December 6, 2010
“On such an international campus as Earlham, I still find myself consistently defending the United States from those who attack it as ignorant, selfish and irrational. Yes, at times our government makes mistakes, horrible mistakes, but do not expect the civilian population to allow said mistakes to continue as a misrepresentation of what this nation was founded on; that would not be American.”
That’s the voice of Spencer Smith, another of our student bloggers, from a post entitled “My American Identity.”
Spencer reflects on his experience, first, at a United World College, (where he completed high school, and then at Earlham. At both institutions he has found himself surrounded by students from many other countries, many of whom do not share the triumphalist perspective of the United States always being the best of countries. That experience has pushed him to have a rounder, more complex understanding of his own country. And not simply a more critical view. Instead, he has found himself having to defend his own country, acknowledging its faults, but also seeing its strengths and virtues.
Says Spencer, “As you can imagine, many dining room discussions turned into debates on politics or history. Many opinions were shared, and for me personally, I found myself sometimes offended by what I felt is an ungrounded bashing of the United States. I found myself consistently taking the defensive.” And thus he recognizes, “Of course, the United States is not perfect, and you can find numerous occasions where those ideals have been ignored, for example the Patriot Act, but when I think about the histories of other nations around the world, I conclude that the United States, comparatively, is one of the best places in ensuring such ideals.”

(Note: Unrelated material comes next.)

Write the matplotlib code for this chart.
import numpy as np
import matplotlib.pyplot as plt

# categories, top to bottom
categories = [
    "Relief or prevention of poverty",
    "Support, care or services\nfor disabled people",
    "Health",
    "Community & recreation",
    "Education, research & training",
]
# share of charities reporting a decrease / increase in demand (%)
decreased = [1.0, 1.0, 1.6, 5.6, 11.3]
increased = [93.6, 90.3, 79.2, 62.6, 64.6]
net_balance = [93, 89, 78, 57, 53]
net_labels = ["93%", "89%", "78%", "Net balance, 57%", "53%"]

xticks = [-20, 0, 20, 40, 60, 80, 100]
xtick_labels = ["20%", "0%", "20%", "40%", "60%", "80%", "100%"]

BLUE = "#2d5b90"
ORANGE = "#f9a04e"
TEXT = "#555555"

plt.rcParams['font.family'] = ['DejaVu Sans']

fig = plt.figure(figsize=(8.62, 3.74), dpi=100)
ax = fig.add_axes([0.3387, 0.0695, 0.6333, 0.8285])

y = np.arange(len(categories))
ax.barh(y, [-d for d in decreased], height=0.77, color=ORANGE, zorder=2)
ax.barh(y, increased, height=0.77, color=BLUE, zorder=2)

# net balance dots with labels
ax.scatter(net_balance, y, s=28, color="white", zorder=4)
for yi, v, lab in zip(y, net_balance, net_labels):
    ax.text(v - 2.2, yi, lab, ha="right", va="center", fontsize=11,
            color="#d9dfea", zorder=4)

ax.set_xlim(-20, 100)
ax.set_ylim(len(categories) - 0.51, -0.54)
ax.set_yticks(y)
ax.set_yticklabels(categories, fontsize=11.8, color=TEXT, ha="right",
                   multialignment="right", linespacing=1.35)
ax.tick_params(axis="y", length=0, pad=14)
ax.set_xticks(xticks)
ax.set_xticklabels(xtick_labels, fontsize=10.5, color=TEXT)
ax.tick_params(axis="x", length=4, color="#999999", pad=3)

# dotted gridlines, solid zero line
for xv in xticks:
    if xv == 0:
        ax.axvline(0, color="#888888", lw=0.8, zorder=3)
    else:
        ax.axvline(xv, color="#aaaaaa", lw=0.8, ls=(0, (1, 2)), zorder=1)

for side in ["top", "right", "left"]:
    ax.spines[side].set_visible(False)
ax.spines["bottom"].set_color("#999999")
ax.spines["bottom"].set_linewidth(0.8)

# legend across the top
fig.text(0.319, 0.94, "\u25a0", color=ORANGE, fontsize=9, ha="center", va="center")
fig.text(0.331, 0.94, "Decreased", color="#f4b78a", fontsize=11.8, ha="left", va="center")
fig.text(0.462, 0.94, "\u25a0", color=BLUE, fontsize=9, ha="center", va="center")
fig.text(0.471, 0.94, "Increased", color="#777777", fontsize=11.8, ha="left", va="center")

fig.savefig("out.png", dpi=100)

This is a central part of the case for making our education more international and more global: for having American students study abroad in settings where they engage with the citizens of other countries, and for having students from other countries study at Earlham. It changes the conversation; it deepens the learning.
He adds, “So, in this season of Thanksgiving, I am thankful to have grown up in the United States, and to have learned, from a multitude of shining examples, that I have a influential voice in ensuring my nation continues to allow for life, liberty and the pursuit of happiness, not only domestically, but also in the United States’ involvement worldwide.”